ARE YOU SURE YOU WANT TO REACH THE WHITE HOUSE?
Blame it on Madison Avenue or dumb TV shows like Lifestyles of the Rich and Famous. The problem is we apply the same success standards to everyone. Naively, we assume everyone shares the same drives and ambitions. Would you like to be President of the United States, run a Fortune 500 company, or become a powerful attorney? You say no to all three. What about becoming an entrepreneur and launching the next Microsoft, Wendy's, or Home Depot? No, again. Don't despair, it's perfectly okay. Maybe you'd like to do something more modest like repair furniture, design perfume bottles, be a rubber band purveyor, or run a small country inn. None of these turn me on, but plenty of people out there are working in such careers and having the time of their lives.
The key is to do what you love. Don't beat yourself up if your goals are modest and you don't have the drive, energy, or metabolism to climb mountains. The fantasy perpetuated on the tube is that success is set aside for the chosen, the workaholics, fast-trackers, the super-ambitious go getters who've sacrificed their souls for their careers. The ostentatious exhibitionists on TV shows like Lifestyles are the exception, not the rule. They account for a minuscule fraction of the population. And, I daresay, if most people enjoyed that kind of wealth, they'd be far more discreet about it.

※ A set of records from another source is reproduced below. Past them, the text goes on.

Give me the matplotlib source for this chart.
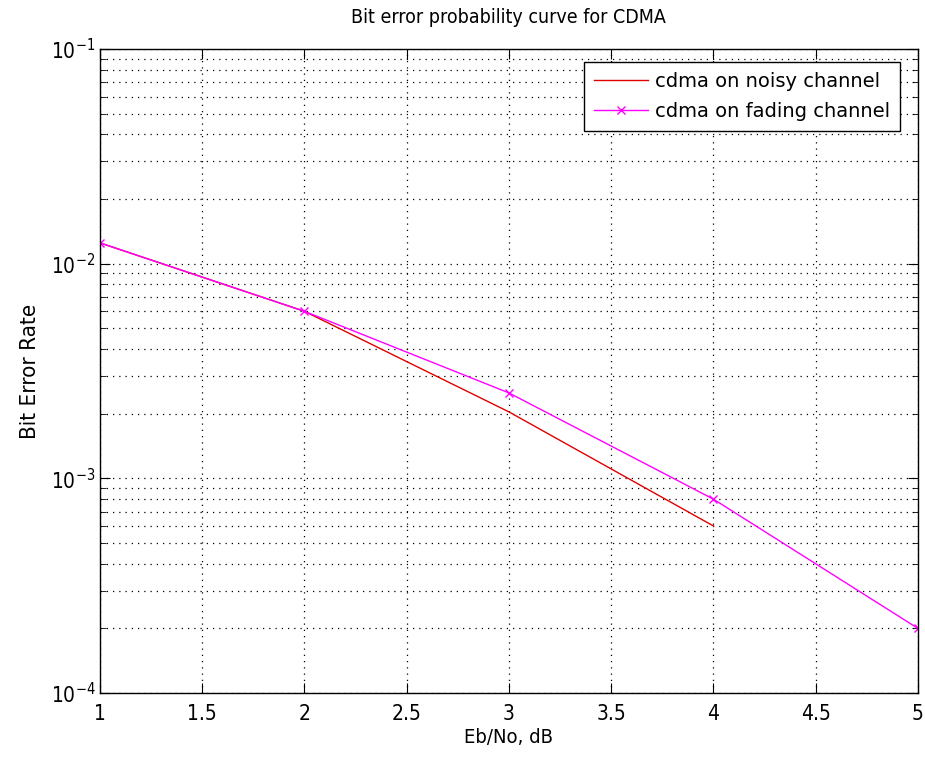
import matplotlib.pyplot as plt
from matplotlib.ticker import LogLocator, NullFormatter

ebno_noisy = [1, 2, 3, 4]
ber_noisy = [0.0125, 0.006, 0.00204, 0.0006]

ebno_fading = [1, 2, 3, 4, 5]
ber_fading = [0.0125, 0.006, 0.0025, 0.0008, 0.0002]

x_ticks = [1, 1.5, 2, 2.5, 3, 3.5, 4, 4.5, 5]

plt.rcParams["font.family"] = ["DejaVu Sans", "Liberation Sans"]
plt.rcParams["font.stretch"] = "condensed"

fig = plt.figure(figsize=(9.25, 7.63), dpi=100)
ax = fig.add_axes([0.108, 0.0917, 0.8844, 0.8441])

ax.semilogy(ebno_noisy, ber_noisy, color="#e00000", linewidth=1.0,
            label="cdma on noisy channel")
ax.semilogy(ebno_fading, ber_fading, color="#ff00ff", linewidth=1.0,
            marker="x", markersize=6, label="cdma on fading channel")

ax.set_xlim(1, 5)
ax.set_ylim(1e-4, 1e-1)
ax.set_xticks(x_ticks)
ax.set_xticklabels([f"{v:g}" for v in x_ticks])
ax.yaxis.set_major_locator(LogLocator(base=10, numticks=10))
ax.yaxis.set_minor_locator(LogLocator(base=10, subs=range(2, 10), numticks=20))
ax.yaxis.set_minor_formatter(NullFormatter())

ax.grid(True, which="major", color="black", linestyle=(0, (1, 4)), linewidth=0.9)
ax.grid(True, which="minor", axis="y", color="black", linestyle=(0, (1, 4)), linewidth=0.9)

ax.tick_params(which="both", direction="in", top=True, right=True, labelsize=15)
ax.tick_params(axis="x", pad=8)
ax.tick_params(axis="y", pad=3)
ax.tick_params(which="major", length=7)
ax.tick_params(which="minor", length=4)
for s in ax.spines.values():
    s.set_linewidth(1.0)

ax.set_title("Bit error probability curve for CDMA", fontsize=14, pad=19)
ax.set_xlabel("Eb/No, dB", fontsize=14.5, labelpad=3)
ax.set_ylabel("Bit Error Rate", fontsize=16, labelpad=8)

leg = ax.legend(loc="upper right", bbox_to_anchor=(0.978, 0.98), borderaxespad=0,
                prop={"family": "DejaVu Sans", "stretch": "normal", "size": 14},
                fancybox=False, framealpha=1, edgecolor="black",
                handlelength=2.8, handletextpad=0.35, labelspacing=0.6, borderpad=0.5)
leg.get_frame().set_linewidth(1.0)

fig.savefig("out.png", dpi=100)
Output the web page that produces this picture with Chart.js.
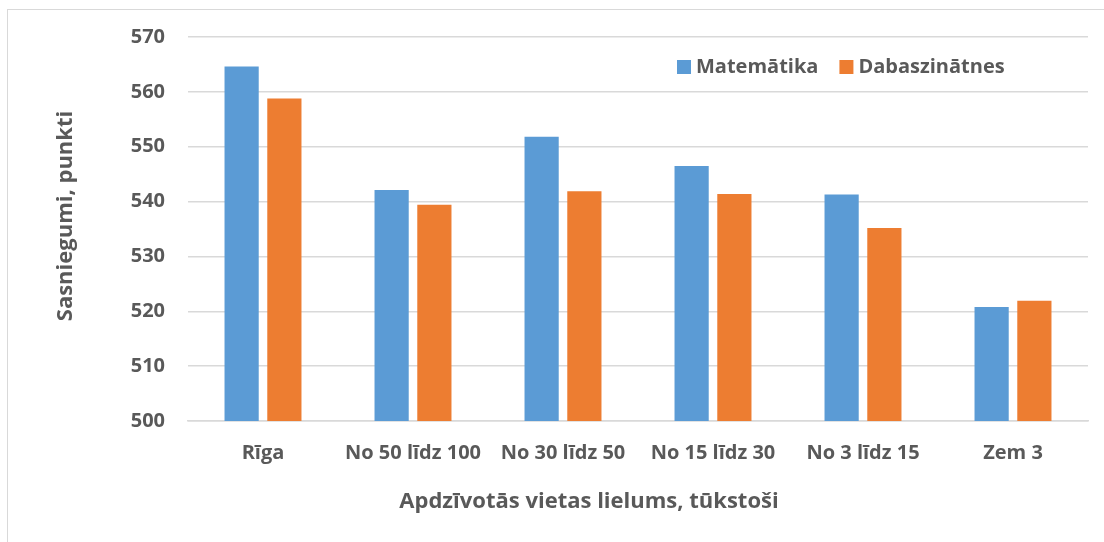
<!DOCTYPE html>
<html>
<head>
<meta charset="utf-8">
<script src="https://cdn.jsdelivr.net/npm/chart.js@4.4.0/dist/chart.umd.min.js"></script>
<style>
  html, body { margin: 0; padding: 0; background: #fff; overflow: hidden; }
  #wrap { width: 1104px; height: 542px; position: relative; }
  #frame { position: absolute; left: 7px; top: 9px; width: 1200px; height: 700px; border: 1.5px solid #d9d9d9; }
  #scoreChart { position: absolute; left: 0; top: 0; }
</style>
</head>
<body>
<div id="wrap">
  <div id="frame"></div>
  <canvas id="scoreChart" width="1104" height="542"></canvas>
</div>
<script>
// data
const categories = ['Rīga', 'No 50 līdz 100', 'No 30 līdz 50', 'No 15 līdz 30', 'No 3 līdz 15', 'Zem 3'];
const seriesNames = ['Matemātika', 'Dabaszinātnes'];
const matematika = [564.6, 542.1, 551.8, 546.5, 541.3, 520.8];
const dabaszinatnes = [558.8, 539.4, 541.9, 541.4, 535.2, 521.9];
const yMin = 500;
const yMax = 570;
const yStep = 10;
const xTitle = 'Apdzīvotās vietas lielums, tūkstoši';
const yTitle = 'Sasniegumi, punkti';

const TEXT = '#595959';
const GRID = '#d9d9d9';
const FONT = { family: "'Open Sans'", size: 20, weight: 'bold' };
const fontStr = (size) => `${FONT.weight} ${size}px ${FONT.family}`;

// axis titles sit off-centre in the original, so draw them by hand
const axisTitles = {
  id: 'axisTitles',
  afterDraw(chart) {
    const ctx = chart.ctx;
    ctx.save();
    ctx.fillStyle = TEXT;
    ctx.font = fontStr(22);
    ctx.textAlign = 'center';
    ctx.textBaseline = 'middle';
    ctx.fillText(xTitle, 589, 502);
    ctx.translate(66, 216);
    ctx.rotate(-Math.PI / 2);
    ctx.fillText(yTitle, 0, 0);
    ctx.restore();
  },
};

// legend sits inside the plot area, top right
const insideLegend = {
  id: 'insideLegend',
  afterDraw(chart) {
    const ctx = chart.ctx;
    const area = chart.chartArea;
    let x = area.left + 489;
    const y = area.top + 30;
    ctx.save();
    ctx.font = fontStr(FONT.size);
    ctx.textAlign = 'left';
    ctx.textBaseline = 'middle';
    chart.data.datasets.forEach((ds) => {
      ctx.fillStyle = ds.backgroundColor;
      ctx.fillRect(x, y - 7, 14, 14);
      ctx.fillStyle = TEXT;
      ctx.fillText(ds.label, x + 19, y);
      x += 19 + ctx.measureText(ds.label).width + 21;
    });
    ctx.restore();
  },
};

const ctx = document.getElementById('scoreChart');
let scoreChart = new Chart(ctx, {
  type: 'bar',
  data: {
    labels: categories,
    datasets: [
      {
        label: seriesNames[0],
        data: matematika,
        backgroundColor: '#5b9bd5',
        categoryPercentage: 0.57,
        barPercentage: 0.8,
      },
      {
        label: seriesNames[1],
        data: dabaszinatnes,
        backgroundColor: '#ed7d31',
        categoryPercentage: 0.57,
        barPercentage: 0.8,
      },
    ],
  },
  options: {
    responsive: false,
    animation: false,
    layout: { padding: { left: 8, top: 37, right: 16, bottom: 0 } },
    plugins: {
      legend: { display: false },
      tooltip: { enabled: false },
    },
    scales: {
      x: {
        grid: { display: false, drawTicks: false },
        border: { color: GRID, width: 1.5 },
        ticks: { color: TEXT, font: FONT, padding: 20, maxRotation: 0 },
        afterFit: (scale) => { scale.height = 121; },
      },
      y: {
        min: yMin,
        max: yMax,
        grid: { color: GRID, lineWidth: 1.5, drawTicks: false },
        border: { display: false },
        ticks: { stepSize: yStep, color: TEXT, font: FONT, padding: 23 },
        afterFit: (scale) => { scale.width = 180; },
      },
    },
  },
  plugins: [axisTitles, insideLegend],
});
</script>
</body>
</html>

Plenty of folks lead quiet, modest lives and aren't working 60-hour weeks. They're driving Fords and Chevys, leaving work at 5 p.m., and eating dinner with their families every night of the week. Maybe they're doing volunteer work every Monday night and bowling with their friends on Wednesdays. Are these regular folks successful? If they love their jobs and lifestyles, you bet they are. What about you?
THE SUCCESS TEST
How do you stack up? Are you successful or are you still waiting for your proverbial horse to cross the finish line? Here's a quick test that will give you the answer. It's painless, and it takes only a minute. Answer these three questions:
- Do you love your work?
- Do you earn enough to maintain a comfortable lifestyle meeting your needs?
- What changes, if any, would you make to improve your life?
I hope you don't think my quickie test too simple. Why must everything be complicated? I strongly believe the greatest insights are right under our noses. All we have to do is open our eyes and look for them.
ARE YOU READY FOR THE MEANING OF LIFE?
When you think about it, making a wad of money is a pretty ridiculous mission in life. Not only is it shallow and empty, it's also meaningless. Once you have wealth, what then? You're faced with the real mission in life: finding something that offers both meaning and fulfillment. It really doesn't matter what it is. Why it is so many disillusioned stockbrokers, attorneys, physicians, and corporate executives chuck high-profile careers to become teachers? The answer is mission and meaning, which are indelibly intertwined.
Maybe I'm a hopeless Puritan at heart, but I advocate there is virtue in good work.
Understanding and believing this simple concept is the first step; living it is the ultimate accomplishment. The best part is that finding this Utopia removes an enormous pressure off your shoulders, making life a lot more fun.
The meaning of life? Again, it's working at something you love until you're unable to work. If you agree with me, why on earth would you even consider retiring?